SET PROBLEM: In your copy, include every line of the listing below exactly but none of the pictures.

DATA BLOCK:

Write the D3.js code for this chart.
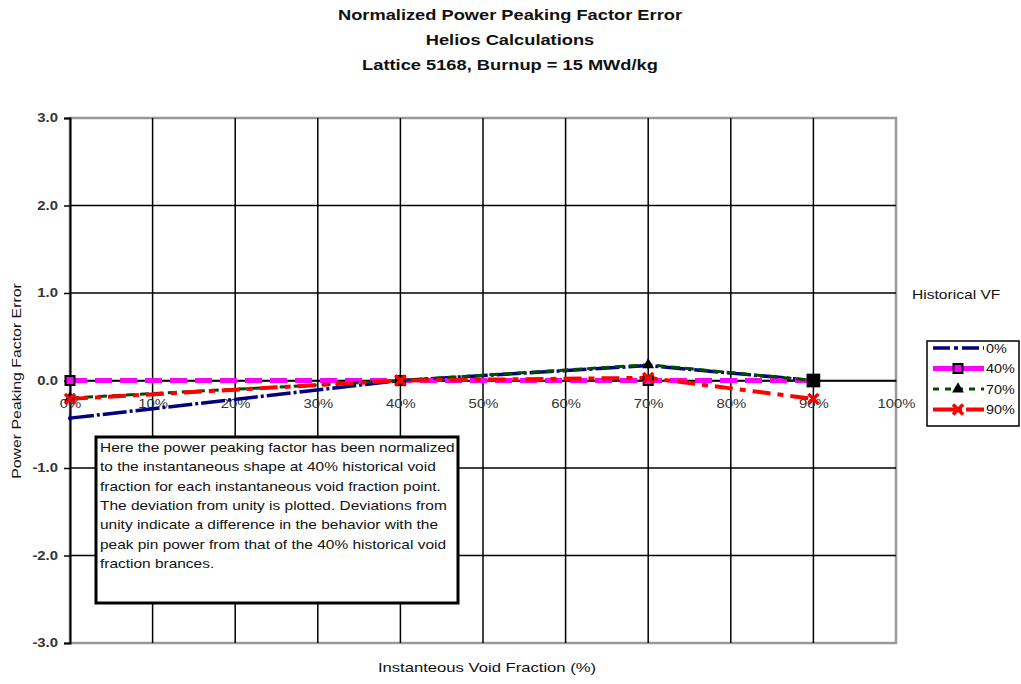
<!DOCTYPE html>
<html><head><meta charset="utf-8">
<script src="https://cdn.jsdelivr.net/npm/d3@7"></script>
<style>body{margin:0;background:#fff;}svg{display:block;font-family:"Liberation Sans",Arial,sans-serif;}</style>
</head><body>
<svg id="c" width="1021" height="684"></svg>
<script>
// ---- data ----
const xValues = [0, 40, 70, 90];              // instantaneous void fraction (%)
const seriesNames = ["0%", "40%", "70%", "90%"]; // historical VF
const vf0 = [-0.43, 0.0, 0.17, 0.0];
const vf40 = [0.0, 0.0, 0.0, 0.0];
const vf70 = [-0.2, 0.0, 0.18, 0.0];
const vf90 = [-0.21, 0.0, 0.03, -0.21];
const xTicks = [0,10,20,30,40,50,60,70,80,90,100];
const yTicks = [-3,-2,-1,0,1,2,3];
const titleLines = ["Normalized Power Peaking Factor Error","Helios Calculations","Lattice 5168, Burnup = 15 MWd/kg"];
const noteLines = ["Here the power peaking factor has been normalized",
 "to the instantaneous shape at 40% historical void",
 "fraction for each instantaneous void fraction point.",
 "The deviation from unity is plotted. Deviations from",
 "unity indicate a difference in the behavior with the",
 "peak pin power from that of the 40% historical void",
 "fraction brances."];

const svg = d3.select("#c");
const x = d3.scaleLinear().domain([0,100]).range([70,896]);
const y = d3.scaleLinear().domain([-3,3]).range([643,118]);
const SX = 1.24; // horizontal stretch of the reference's glyphs

function stext(g, tx, ty, str, o){
  o = o||{};
  const sx = o.sx||SX;
  const rot = o.rotate ? ` rotate(${o.rotate})` : "";
  return g.append("text").attr("transform",`translate(${tx},${ty})${rot} scale(${sx},1)`)
    .attr("text-anchor",o.anchor||"start").attr("font-size",o.size||12)
    .attr("font-weight",o.weight||"normal").attr("fill",o.fill||"#111").text(str);
}

// title
titleLines.forEach((t,i)=>stext(svg, 510, 20+i*25, t, {anchor:"middle", size:14.5, weight:"bold", sx:1.26}));

// plot border (gray)
svg.append("rect").attr("x",x(0)).attr("y",y(3)).attr("width",x(100)-x(0)).attr("height",y(-3)-y(3))
  .attr("fill","none").attr("stroke","#999").attr("stroke-width",2.5);

// grid
svg.append("g").selectAll("line").data(xTicks.filter(d=>d>0&&d<100)).join("line")
  .attr("x1",d=>x(d)).attr("x2",d=>x(d)).attr("y1",y(3)).attr("y2",y(-3))
  .attr("stroke","#000").attr("stroke-width",1.5);
svg.append("g").selectAll("line").data(yTicks.filter(d=>d>-3&&d<3)).join("line")
  .attr("x1",x(0)).attr("x2",x(100)).attr("y1",d=>y(d)).attr("y2",d=>y(d))
  .attr("stroke","#000").attr("stroke-width",1.5);

// y axis
const yAxis = d3.axisLeft(y).tickValues(yTicks).tickSize(6).tickFormat(d=>d.toFixed(1));
const gy = svg.append("g").attr("transform",`translate(${x(0)},0)`).call(yAxis);
gy.select(".domain").attr("stroke","#000").attr("stroke-width",2);
gy.selectAll(".tick line").attr("stroke","#000").attr("stroke-width",1.5);
gy.selectAll(".tick text").attr("font-size",12).attr("font-family","Liberation Sans, Arial, sans-serif")
  .attr("font-weight","bold").attr("fill","#333").attr("x",-12/SX).attr("transform",`scale(${SX},1)`);

// x axis at zero
const xAxis = d3.axisBottom(x).tickValues(xTicks).tickSize(0).tickFormat(d=>d+"%");
const gx = svg.append("g").attr("transform",`translate(0,${y(0)})`).call(xAxis);
gx.select(".domain").attr("stroke","#000").attr("stroke-width",1.5);
gx.selectAll(".tick text").attr("font-size",12).attr("font-family","Liberation Sans, Arial, sans-serif")
  .attr("fill","#333").attr("dy","2.05em").attr("transform",`scale(${SX},1)`);

// axis titles
stext(svg, 21, 381, "Power Peaking Factor Error", {anchor:"middle", size:13, rotate:-90, sx:1.22});
stext(svg, 487, 672, "Instanteous Void Fraction (%)", {anchor:"middle", size:13, sx:1.28});

// series
const series = [
  {name:seriesNames[0], vals:vf0, color:"#000080", width:3.5, dash:"24,3,3,3", marker:"diamond"},
  {name:seriesNames[1], vals:vf40, color:"#ff00ff", width:5, dash:"17,8", marker:"square"},
  {name:seriesNames[2], vals:vf70, color:"#004d00", width:3, dash:"9,5", marker:"triangle"},
  {name:seriesNames[3], vals:vf90, color:"#ff0000", width:4, dash:"18,7,6,7", marker:"x"}
];
const line = d3.line().x(d=>x(d[0])).y(d=>y(d[1]));

function drawMarker(g, type, cx, cy, color, scale, fillOverride){
  const s = scale||1;
  if(type==="diamond"){
    g.append("path").attr("d",d3.symbol(d3.symbolDiamond, 18*s)())
      .attr("transform",`translate(${cx},${cy})`).attr("fill",color);
  } else if(type==="square"){
    g.append("rect").attr("x",cx-4.5*s).attr("y",cy-4.5*s).attr("width",9*s).attr("height",9*s)
      .attr("fill",fillOverride||color).attr("stroke","#000").attr("stroke-width",2);
  } else if(type==="triangle"){
    g.append("path").attr("d",d3.symbol(d3.symbolTriangle, 60*s)())
      .attr("transform",`translate(${cx},${cy})`).attr("fill","#000");
  } else if(type==="x"){
    const r=5*s;
    g.append("path").attr("d",`M${cx-r},${cy-r}L${cx+r},${cy+r}M${cx-r},${cy+r}L${cx+r},${cy-r}`)
      .attr("stroke",color).attr("stroke-width",3.5).attr("fill","none");
  }
}

const gs = svg.append("g");
series.forEach(s=>{
  const pts = xValues.map((v,i)=>[v,s.vals[i]]);
  gs.append("path").attr("d",line(pts)).attr("fill","none").attr("stroke",s.color)
    .attr("stroke-width",s.width).attr("stroke-dasharray",s.dash);
});
series.forEach(s=>{
  xValues.forEach((v,i)=>{
    const last = s.marker==="square" && i===xValues.length-1;
    drawMarker(gs, s.marker, x(v), y(s.vals[i]), s.color, last?1.3:1, last?"#000":null);
  });
});

// legend
stext(svg, 912, 299, "Historical VF", {size:12, sx:1.3});
const lg = svg.append("g");
lg.append("rect").attr("x",927).attr("y",341).attr("width",92).attr("height",85)
  .attr("fill","#fff").attr("stroke","#000").attr("stroke-width",1.5);
const legendDash = ["17,4,4,4", null, "6,6", "22,4,3,4"];
series.forEach((s,i)=>{
  const ly = 348 + i*20.5;
  lg.append("line").attr("x1",933).attr("x2",984).attr("y1",ly).attr("y2",ly)
    .attr("stroke",s.color).attr("stroke-width",s.width)
    .attr("stroke-dasharray", legendDash[i]);
  drawMarker(lg, s.marker==="diamond"?"none":s.marker, 958, ly, s.color, 1);
  stext(lg, 986, ly+4.5, s.name, {size:12, sx:1.2});
});

// note box
const nb = svg.append("g");
nb.append("rect").attr("x",96).attr("y",437).attr("width",362).attr("height",166)
  .attr("fill","#fff").attr("stroke","#000").attr("stroke-width",3);
noteLines.forEach((t,i)=>stext(nb, 100, 452+i*19.3, t, {size:13, sx:1.19}));
</script>
</body></html>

REPLY TO THE EXERCISE:
Write the D3.js code for this chart.
<!DOCTYPE html>
<html><head><meta charset="utf-8">
<script src="https://cdn.jsdelivr.net/npm/d3@7"></script>
<style>body{margin:0;background:#fff;}svg{display:block;font-family:"Liberation Sans",Arial,sans-serif;}</style>
</head><body>
<svg id="c" width="1021" height="684"></svg>
<script>
// ---- data ----
const xValues = [0, 40, 70, 90];              // instantaneous void fraction (%)
const seriesNames = ["0%", "40%", "70%", "90%"]; // historical VF
const vf0 = [-0.43, 0.0, 0.17, 0.0];
const vf40 = [0.0, 0.0, 0.0, 0.0];
const vf70 = [-0.2, 0.0, 0.18, 0.0];
const vf90 = [-0.21, 0.0, 0.03, -0.21];
const xTicks = [0,10,20,30,40,50,60,70,80,90,100];
const yTicks = [-3,-2,-1,0,1,2,3];
const titleLines = ["Normalized Power Peaking Factor Error","Helios Calculations","Lattice 5168, Burnup = 15 MWd/kg"];
const noteLines = ["Here the power peaking factor has been normalized",
 "to the instantaneous shape at 40% historical void",
 "fraction for each instantaneous void fraction point.",
 "The deviation from unity is plotted. Deviations from",
 "unity indicate a difference in the behavior with the",
 "peak pin power from that of the 40% historical void",
 "fraction brances."];

const svg = d3.select("#c");
const x = d3.scaleLinear().domain([0,100]).range([70,896]);
const y = d3.scaleLinear().domain([-3,3]).range([643,118]);
const SX = 1.24; // horizontal stretch of the reference's glyphs

function stext(g, tx, ty, str, o){
  o = o||{};
  const sx = o.sx||SX;
  const rot = o.rotate ? ` rotate(${o.rotate})` : "";
  return g.append("text").attr("transform",`translate(${tx},${ty})${rot} scale(${sx},1)`)
    .attr("text-anchor",o.anchor||"start").attr("font-size",o.size||12)
    .attr("font-weight",o.weight||"normal").attr("fill",o.fill||"#111").text(str);
}

// title
titleLines.forEach((t,i)=>stext(svg, 510, 20+i*25, t, {anchor:"middle", size:14.5, weight:"bold", sx:1.26}));

// plot border (gray)
svg.append("rect").attr("x",x(0)).attr("y",y(3)).attr("width",x(100)-x(0)).attr("height",y(-3)-y(3))
  .attr("fill","none").attr("stroke","#999").attr("stroke-width",2.5);

// grid
svg.append("g").selectAll("line").data(xTicks.filter(d=>d>0&&d<100)).join("line")
  .attr("x1",d=>x(d)).attr("x2",d=>x(d)).attr("y1",y(3)).attr("y2",y(-3))
  .attr("stroke","#000").attr("stroke-width",1.5);
svg.append("g").selectAll("line").data(yTicks.filter(d=>d>-3&&d<3)).join("line")
  .attr("x1",x(0)).attr("x2",x(100)).attr("y1",d=>y(d)).attr("y2",d=>y(d))
  .attr("stroke","#000").attr("stroke-width",1.5);

// y axis
const yAxis = d3.axisLeft(y).tickValues(yTicks).tickSize(6).tickFormat(d=>d.toFixed(1));
const gy = svg.append("g").attr("transform",`translate(${x(0)},0)`).call(yAxis);
gy.select(".domain").attr("stroke","#000").attr("stroke-width",2);
gy.selectAll(".tick line").attr("stroke","#000").attr("stroke-width",1.5);
gy.selectAll(".tick text").attr("font-size",12).attr("font-family","Liberation Sans, Arial, sans-serif")
  .attr("font-weight","bold").attr("fill","#333").attr("x",-12/SX).attr("transform",`scale(${SX},1)`);

// x axis at zero
const xAxis = d3.axisBottom(x).tickValues(xTicks).tickSize(0).tickFormat(d=>d+"%");
const gx = svg.append("g").attr("transform",`translate(0,${y(0)})`).call(xAxis);
gx.select(".domain").attr("stroke","#000").attr("stroke-width",1.5);
gx.selectAll(".tick text").attr("font-size",12).attr("font-family","Liberation Sans, Arial, sans-serif")
  .attr("fill","#333").attr("dy","2.05em").attr("transform",`scale(${SX},1)`);

// axis titles
stext(svg, 21, 381, "Power Peaking Factor Error", {anchor:"middle", size:13, rotate:-90, sx:1.22});
stext(svg, 487, 672, "Instanteous Void Fraction (%)", {anchor:"middle", size:13, sx:1.28});

// series
const series = [
  {name:seriesNames[0], vals:vf0, color:"#000080", width:3.5, dash:"24,3,3,3", marker:"diamond"},
  {name:seriesNames[1], vals:vf40, color:"#ff00ff", width:5, dash:"17,8", marker:"square"},
  {name:seriesNames[2], vals:vf70, color:"#004d00", width:3, dash:"9,5", marker:"triangle"},
  {name:seriesNames[3], vals:vf90, color:"#ff0000", width:4, dash:"18,7,6,7", marker:"x"}
];
const line = d3.line().x(d=>x(d[0])).y(d=>y(d[1]));

function drawMarker(g, type, cx, cy, color, scale, fillOverride){
  const s = scale||1;
  if(type==="diamond"){
    g.append("path").attr("d",d3.symbol(d3.symbolDiamond, 18*s)())
      .attr("transform",`translate(${cx},${cy})`).attr("fill",color);
  } else if(type==="square"){
    g.append("rect").attr("x",cx-4.5*s).attr("y",cy-4.5*s).attr("width",9*s).attr("height",9*s)
      .attr("fill",fillOverride||color).attr("stroke","#000").attr("stroke-width",2);
  } else if(type==="triangle"){
    g.append("path").attr("d",d3.symbol(d3.symbolTriangle, 60*s)())
      .attr("transform",`translate(${cx},${cy})`).attr("fill","#000");
  } else if(type==="x"){
    const r=5*s;
    g.append("path").attr("d",`M${cx-r},${cy-r}L${cx+r},${cy+r}M${cx-r},${cy+r}L${cx+r},${cy-r}`)
      .attr("stroke",color).attr("stroke-width",3.5).attr("fill","none");
  }
}

const gs = svg.append("g");
series.forEach(s=>{
  const pts = xValues.map((v,i)=>[v,s.vals[i]]);
  gs.append("path").attr("d",line(pts)).attr("fill","none").attr("stroke",s.color)
    .attr("stroke-width",s.width).attr("stroke-dasharray",s.dash);
});
series.forEach(s=>{
  xValues.forEach((v,i)=>{
    const last = s.marker==="square" && i===xValues.length-1;
    drawMarker(gs, s.marker, x(v), y(s.vals[i]), s.color, last?1.3:1, last?"#000":null);
  });
});

// legend
stext(svg, 912, 299, "Historical VF", {size:12, sx:1.3});
const lg = svg.append("g");
lg.append("rect").attr("x",927).attr("y",341).attr("width",92).attr("height",85)
  .attr("fill","#fff").attr("stroke","#000").attr("stroke-width",1.5);
const legendDash = ["17,4,4,4", null, "6,6", "22,4,3,4"];
series.forEach((s,i)=>{
  const ly = 348 + i*20.5;
  lg.append("line").attr("x1",933).attr("x2",984).attr("y1",ly).attr("y2",ly)
    .attr("stroke",s.color).attr("stroke-width",s.width)
    .attr("stroke-dasharray", legendDash[i]);
  drawMarker(lg, s.marker==="diamond"?"none":s.marker, 958, ly, s.color, 1);
  stext(lg, 986, ly+4.5, s.name, {size:12, sx:1.2});
});

// note box
const nb = svg.append("g");
nb.append("rect").attr("x",96).attr("y",437).attr("width",362).attr("height",166)
  .attr("fill","#fff").attr("stroke","#000").attr("stroke-width",3);
noteLines.forEach((t,i)=>stext(nb, 100, 452+i*19.3, t, {size:13, sx:1.19}));
</script>
</body></html>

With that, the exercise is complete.